### [REQUIREMENT]
Copy exactly the lines from the start of the material through the line with "import pandas as pd". Pictures stay out of the copy.

### [SUPPLIED DATA]
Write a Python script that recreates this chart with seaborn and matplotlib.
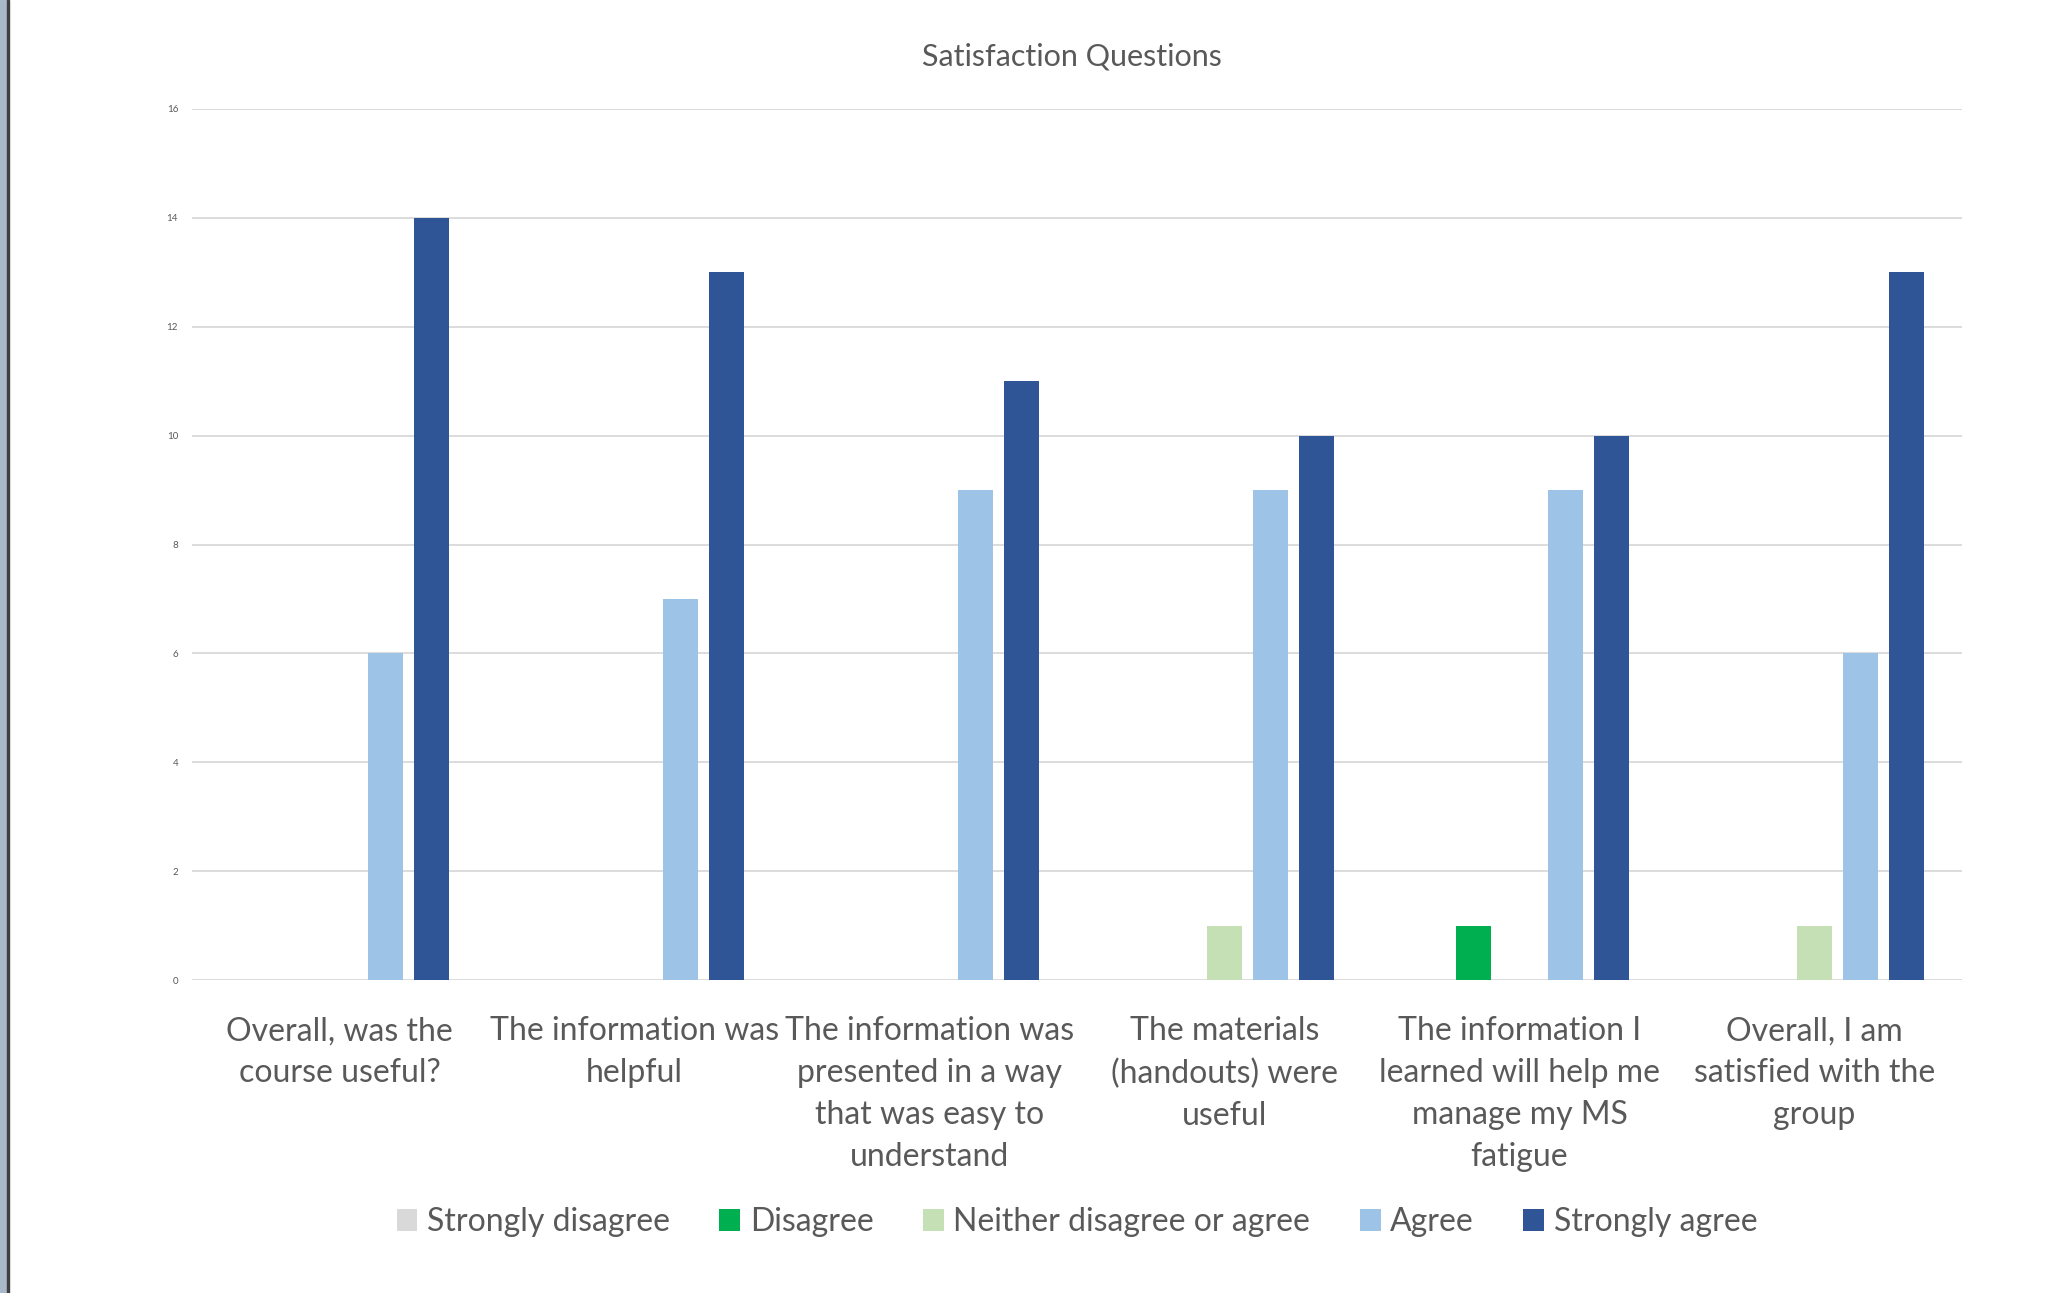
import matplotlib
matplotlib.use("Agg")
import matplotlib.pyplot as plt
import seaborn as sns
import pandas as pd

# Data
questions = [
    "Overall, was the\ncourse useful?",
    "The information was\nhelpful",
    "The information was\npresented in a way\nthat was easy to\nunderstand",
    "The materials\n(handouts) were\nuseful",
    "The information I\nlearned will help me\nmanage my MS\nfatigue",
    "Overall, I am\nsatisfied with the\ngroup",
]
responses = ["Strongly disagree", "Disagree", "Neither disagree or agree", "Agree", "Strongly agree"]
strongly_disagree = [0, 0, 0, 0, 0, 0]
disagree = [0, 0, 0, 0, 1, 0]
neither = [0, 0, 0, 1, 0, 1]
agree = [6, 7, 9, 9, 9, 6]
strongly_agree = [14, 13, 11, 10, 10, 13]
colors = ["#D9D9D9", "#00B050", "#C5E0B4", "#9DC3E6", "#2F5597"]

rows = []
for resp, vals in zip(responses, [strongly_disagree, disagree, neither, agree, strongly_agree]):
    for q, v in zip(questions, vals):
        rows.append({"question": q, "response": resp, "count": v})
df = pd.DataFrame(rows)

sns.set_theme(style="white")
plt.rcParams["font.family"] = ["Lato", "DejaVu Sans"]
text_col = "#595959"

fig = plt.figure(figsize=(20.65, 12.93), dpi=100)
ax = fig.add_axes([192 / 2065, 1 - 980 / 1293, 1770 / 2065, 871 / 1293])

sns.barplot(data=df, x="question", y="count", hue="response", hue_order=responses,
            order=questions, palette=colors, width=0.78, gap=0.22, ax=ax,
            saturation=1, linewidth=0)

ax.set_ylim(0, 16)
ax.set_yticks(range(0, 17, 2))
ax.yaxis.grid(True, color="#D9D9D9", linewidth=1.3)
ax.set_axisbelow(True)
for s in ax.spines.values():
    s.set_visible(False)
ax.tick_params(axis="y", labelsize=7, colors=text_col, length=0, pad=10)
ax.tick_params(axis="x", labelsize=23, colors=text_col, length=0, pad=26)
ax.set_xlabel("")
ax.set_ylabel("")
ax.set_xlim(-0.5, len(questions) - 0.5)
for lbl in ax.get_xticklabels():
    lbl.set_linespacing(1.5)

fig.text(1072 / 2065, 1 - 57 / 1293, "Satisfaction Questions", ha="center", va="center",
         fontsize=22, color=text_col)

sns.move_legend(ax, "center", bbox_to_anchor=(0.5, -0.278), ncol=5, frameon=False,
                fontsize=23, handlelength=0.65, handleheight=0.7, handletextpad=0.3,
                columnspacing=1.55, labelcolor=text_col, title=None)

# left window strip
fig.patches.append(plt.Rectangle((0, 0), 7 / 2065, 1, transform=fig.transFigure,
                                 color="#A9B9C9", zorder=5))
fig.patches.append(plt.Rectangle((7 / 2065, 0), 2 / 2065, 1, transform=fig.transFigure,
                                 color="#404040", zorder=5))

fig.savefig("out.png", dpi=100)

### [RESULT]
Write a Python script that recreates this chart with seaborn and matplotlib.
import matplotlib
matplotlib.use("Agg")
import matplotlib.pyplot as plt
import seaborn as sns
import pandas as pd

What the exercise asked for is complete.